Supreme Court rules for white firefighters in promotions

ByABC News
June 29, 2009, 1:36 PM

WASHINGTON -- The city of New Haven wrongly discarded the results of a firefighter promotion test after whites outscored blacks and Hispanics, a bitterly divided Supreme Court ruled Monday in a decision likely to impact job practices nationwide.

The 5-4 decision controlled by the court's conservative bloc raises the bar for employers that try to change job tests or other seemingly neutral criteria after they discover the tests disproportionately screen out racial minorities.

The decision, which reverses a lower court decision that had been joined by current Supreme Court nominee Sonia Sotomayor, elicited an impassioned dissent from the bench from Justice Ruth Bader Ginsburg.

In the majority opinion written by Justice Anthony Kennedy, the court said New Haven violated a provision of Title VII of the Civil Rights Act of 1964 that bars discriminatory treatment in hiring and promotion.

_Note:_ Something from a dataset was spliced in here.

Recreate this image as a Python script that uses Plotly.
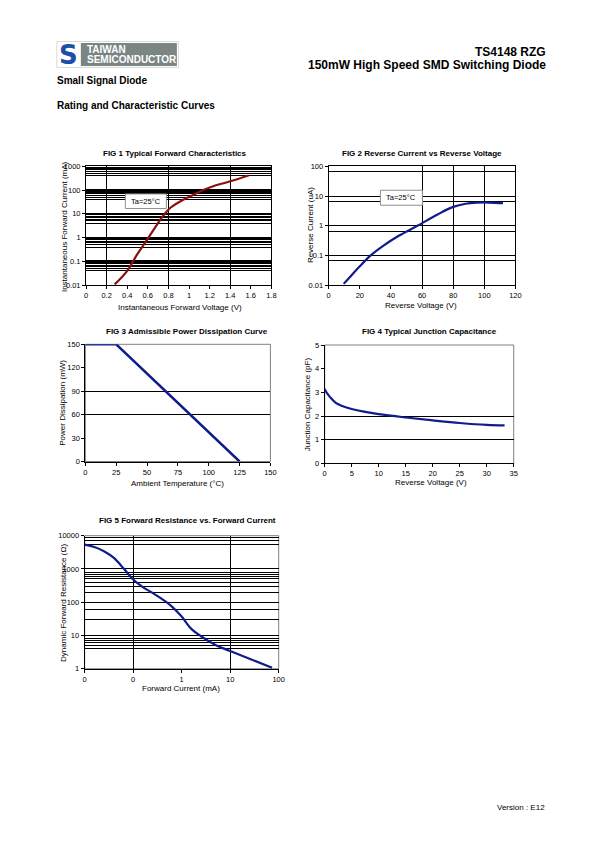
import plotly.graph_objects as go

W, H = 595, 842          # page size
OFF = 8                  # default body margin of the html page
FW, FH = W - 2 * OFF, H - 2 * OFF   # keep the document inside the window
FONT = "Liberation Sans, Arial, sans-serif"

# ---------------- data ----------------
fig1_v = [0.278, 0.398, 0.495, 0.592, 0.689, 0.754, 0.819, 0.948, 1.078, 1.207, 1.401, 1.579]
fig1_i = [0.0107, 0.039, 0.19, 0.80, 3.5, 8.8, 18, 40, 76, 132, 234, 410]

fig2_v = [9.6, 15, 20, 27, 35, 45, 57, 70, 80, 88, 95, 103, 112]
fig2_i = [0.011, 0.0225, 0.043, 0.1, 0.209, 0.457, 0.99, 2.4, 4.3, 5.5, 5.96, 6.03, 5.75]

fig3_t = [0, 25, 125]
fig3_p = [150, 150, 0]

fig4_v = [0, 0.2, 0.5, 1, 2, 3, 5, 7.5, 10, 15, 20, 25, 30, 33.3]
fig4_c = [3.15, 3.05, 2.95, 2.8, 2.57, 2.45, 2.3, 2.18, 2.08, 1.94, 1.82, 1.71, 1.63, 1.61]

fig5_i = [0.01, 0.0158, 0.025, 0.04, 0.063, 0.1, 0.158, 0.25, 0.4, 0.63, 1.0, 1.58, 2.5, 5, 10, 25, 73]
fig5_r = [5370, 4570, 3390, 2140, 1050, 480, 285, 190, 122, 74, 37, 15.8, 9.5, 5.2, 3.4, 2.0, 1.07]

# tick labels
fig1_xticks = [0, 0.2, 0.4, 0.6, 0.8, 1.0, 1.2, 1.4, 1.6, 1.8]
fig1_xtext = ["0", "0.2", "0.4", "0.6", "0.8", "1", "1.2", "1.4", "1.6", "1.8"]
fig1_yticks = [0.01, 0.1, 1, 10, 100, 1000]
fig1_ytext = ["0.01", "0.1", "1", "10", "100", "1000"]
fig2_yticks = [0.01, 0.1, 1, 10, 100]
fig2_ytext = ["0.01", "0.1", "1", "10", "100"]
fig5_xticks = [0.01, 0.1, 1, 10, 100]
fig5_xtext = ["0", "0", "1", "10", "100"]
fig5_yticks = [1, 10, 100, 1000, 10000]
fig5_ytext = ["1", "10", "100", "1000", "10000"]

# grid positions (as drawn in the sheet)
fig1_xgrid = [0.2, 0.8, 1.4]
fig1_ygrid = [m * 10 ** e for e in (-2, -1, 0, 1, 2) for m in (4, 5, 6, 7, 8, 9)]
fig2_xgrid = [60, 80, 100]
fig2_ygrid = [0.066, 0.66, 6.6, 66]
fig3_ygrid = [60, 90]
fig4_ygrid = [1, 2]
fig5_xgrid = [0.1, 10]
fig5_ygrid = [9000, 7000, 5500, 800, 700, 600, 500, 400, 300, 200, 60, 30, 8, 7, 6, 5, 4]

# ---------------- layout helpers ----------------
SX, BX = 0.986, 1.77     # empirical correction of the page placement
SY, BY = 0.9908, 2.5

def fx(x):
    xp = (x - BX) / SX
    return (xp - OFF) / FW

def fy(y):
    yp = (y - BY) / SY
    return 1 - (yp - OFF) / FH

def dom(x0, x1, y0, y1):
    return [fx(x0), fx(x1)], [fy(y1), fy(y0)]

boxes = {
    1: (85.7, 271, 165, 284),
    2: (328.3, 515, 165, 284),
    3: (85, 270, 343.3, 460.7),
    4: (324.3, 513.3, 344, 462.7),
    5: (84.3, 278.3, 535, 668.3),
}

fig = go.Figure()

def add_line(n, x, y, color, smoothing=1.0):
    fig.add_trace(go.Scatter(
        x=x, y=y, mode="lines", line=dict(color=color, width=2.2, shape="spline", smoothing=smoothing),
        xaxis="x" if n == 1 else f"x{n}", yaxis="y" if n == 1 else f"y{n}",
        showlegend=False, hoverinfo="skip"))

add_line(1, fig1_v, fig1_i, "#8b1010")
add_line(2, fig2_v, fig2_i, "#101c8c")
fig.add_trace(go.Scatter(x=fig3_t, y=fig3_p, mode="lines", line=dict(color="#101c8c", width=2.5),
                         xaxis="x3", yaxis="y3", showlegend=False, hoverinfo="skip"))
add_line(4, fig4_v, fig4_c, "#101c8c")
add_line(5, fig5_i, fig5_r, "#101c8c")

tickfont = dict(family=FONT, size=7.5, color="black")

def axis(n, kind, rng, **kw):
    xd, yd = dom(*boxes[n])
    base = dict(range=rng, showline=True, linecolor="black", linewidth=1, mirror=False,
                ticks="outside", ticklen=3, tickcolor="black", tickwidth=1,
                tickfont=tickfont, showgrid=False, zeroline=False, fixedrange=True)
    base.update(kw)
    if kind == "x":
        base["domain"] = xd
        base["anchor"] = "y" if n == 1 else f"y{n}"
    else:
        base["domain"] = yd
        base["anchor"] = "x" if n == 1 else f"x{n}"
    return base

def minor(vals, width=1.0):
    return dict(tickmode="array", tickvals=vals, showgrid=True, gridcolor="black",
                gridwidth=width, ticks="")

layout = dict(
    width=FW, height=FH, margin=dict(l=0, r=0, t=0, b=0),
    paper_bgcolor="white", plot_bgcolor="white",
    font=dict(family=FONT, color="black"),
)

layout["xaxis"] = axis(1, "x", [0, 1.8], tickmode="array", tickvals=fig1_xticks,
                       ticktext=fig1_xtext, minor=minor(fig1_xgrid, 1.3), mirror=True)
layout["yaxis"] = axis(1, "y", [-2, 3], type="log", tickmode="array", tickvals=fig1_yticks,
                       ticktext=fig1_ytext, showgrid=True, gridcolor="black", gridwidth=1.6,
                       minor=minor(fig1_ygrid, 1.1), mirror=True)
layout["xaxis2"] = axis(2, "x", [0, 120], dtick=20, minor=minor(fig2_xgrid, 1.3), mirror=True)
layout["yaxis2"] = axis(2, "y", [-2, 2], type="log", tickmode="array", tickvals=fig2_yticks,
                        ticktext=fig2_ytext, showgrid=True, gridcolor="black", gridwidth=1.2,
                        minor=minor(fig2_ygrid, 1.2), mirror=True)
layout["xaxis3"] = axis(3, "x", [0, 150], dtick=25)
layout["yaxis3"] = axis(3, "y", [0, 150], dtick=30, minor=minor(fig3_ygrid, 1.1))
layout["xaxis4"] = axis(4, "x", [0, 35], dtick=5)
layout["yaxis4"] = axis(4, "y", [0, 5], dtick=1, minor=minor(fig4_ygrid, 1.1))
layout["xaxis5"] = axis(5, "x", [-2, 2], type="log", tickmode="array", tickvals=fig5_xticks,
                        ticktext=fig5_xtext, minor=minor(fig5_xgrid, 1.2))
layout["yaxis5"] = axis(5, "y", [0, 4], type="log", tickmode="array", tickvals=fig5_yticks,
                        ticktext=fig5_ytext, showgrid=True, gridcolor="black", gridwidth=1.1,
                        minor=minor(fig5_ygrid, 1.0))

shapes = []
# gray frames for figs 3-5
for n in (3, 4, 5):
    shapes.append(dict(type="rect", xref=f"x{n} domain", yref=f"y{n} domain", x0=0, x1=1, y0=0, y1=1,
                       line=dict(color="#808080", width=1), layer="below"))

def rect(a, b, c, d, **kw):
    shapes.append(dict(type="rect", xref="paper", yref="paper",
                       x0=fx(a), x1=fx(b), y0=fy(d), y1=fy(c), **kw))

# logo
rect(56.5, 178, 40, 66, line=dict(color="#d0d0d0", width=0.8), fillcolor="white")
rect(80.5, 176.5, 41.5, 64.5, line=dict(width=0), fillcolor="#7b8684")
# label boxes
rect(125, 166, 192.7, 207.3, line=dict(color="#909090", width=1), fillcolor="white")
rect(380, 422, 189, 204, line=dict(color="#909090", width=1), fillcolor="white")

annotations = []

def T(text, x, y, size, bold=False, anchor="center", angle=0, color="black", family=FONT):
    annotations.append(dict(
        text=f"<b>{text}</b>" if bold else text, x=fx(x), y=fy(y), xref="paper", yref="paper",
        xanchor=anchor, yanchor="middle", showarrow=False, textangle=angle,
        font=dict(family=family, size=size, color=color)))

# header
T("S", 68, 53, 26, bold=True, color="#1c4fa6", family="DejaVu Sans, " + FONT)
T("TAIWAN", 85, 47.5, 10, bold=True, anchor="left", color="white")
T("SEMICONDUCTOR", 85, 58.5, 10, bold=True, anchor="left", color="white")
T("TS4148 RZG", 548, 50, 12, bold=True, anchor="right")
T("150mW High Speed SMD Switching Diode", 548, 64, 12, bold=True, anchor="right")
T("Small Signal Diode", 55, 79, 10, bold=True, anchor="left")
T("Rating and Characteristic Curves", 55, 104, 10, bold=True, anchor="left")
T("Version : E12", 547, 807, 8, anchor="right")

# figure titles
T("FIG 1 Typical Forward Characteristics", 175, 152, 8, bold=True)
T("FIG 2 Reverse Current vs Reverse Voltage", 422, 152, 8, bold=True)
T("FIG 3 Admissible Power Dissipation Curve", 187, 330, 8, bold=True)
T("FIG 4 Typical Junction Capacitance", 429, 330.5, 8, bold=True)
T("FIG 5 Forward Resistance vs. Forward Current", 187, 520, 8, bold=True)

# axis titles
T("Instantaneous Forward Voltage (V)", 180, 306, 8)
T("Instantaneous Forward Current (mA)", 63.5, 225, 8, angle=-90)
T("Reverse Voltage (V)", 421, 304, 8)
T("Reverse Current (uA)", 309.5, 224, 8, angle=-90)
T("Ambient Temperature (°C)", 177, 483, 8)
T("Power Dissipation (mW)", 62.5, 402, 8, angle=-90)
T("Reverse Voltage (V)", 431, 482, 8)
T("Junction Capacitance (pF)", 308, 403, 8, angle=-90)
T("Forward Current (mA)", 181, 688, 8)
T("Dynamic Forward Resistance (Ω)", 63, 602, 8, angle=-90)

# condition labels
T("Ta=25°C", 145.5, 200, 7.5)
T("Ta=25°C", 401, 196.5, 7.5)

layout["shapes"] = shapes
layout["annotations"] = annotations
fig.update_layout(**layout)
fig.write_html("out.html")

New Haven officials had said they were trying to meet the demands of a separate Title VII provision that prohibits tests and others standards that cause a discriminatory impact. The officials said they tossed the results because they believed the test was flawed and they feared lawsuits from the blacks and Hispanics who failed to qualify for promotion.

"The city turned a blind eye to evidence that supported the exams' validity," Kennedy said, as he declared that the city lacked a "strong basis in evidence" that it had to discard the exam results.

Rejecting the city's assertions about problems with whether the tests truly measured leadership skills, Kennedy added, "Fear of litigation alone cannot justify an employer's reliance on race to the detriment of individuals who passed the examinations and qualified for promotions."

In her dissent, Ginsburg emphasized the "two pillars" of civil rights law and said the majority had minimized the provision adopted by Congress to ensure that individuals are promoted based on qualifications necessary to do the job.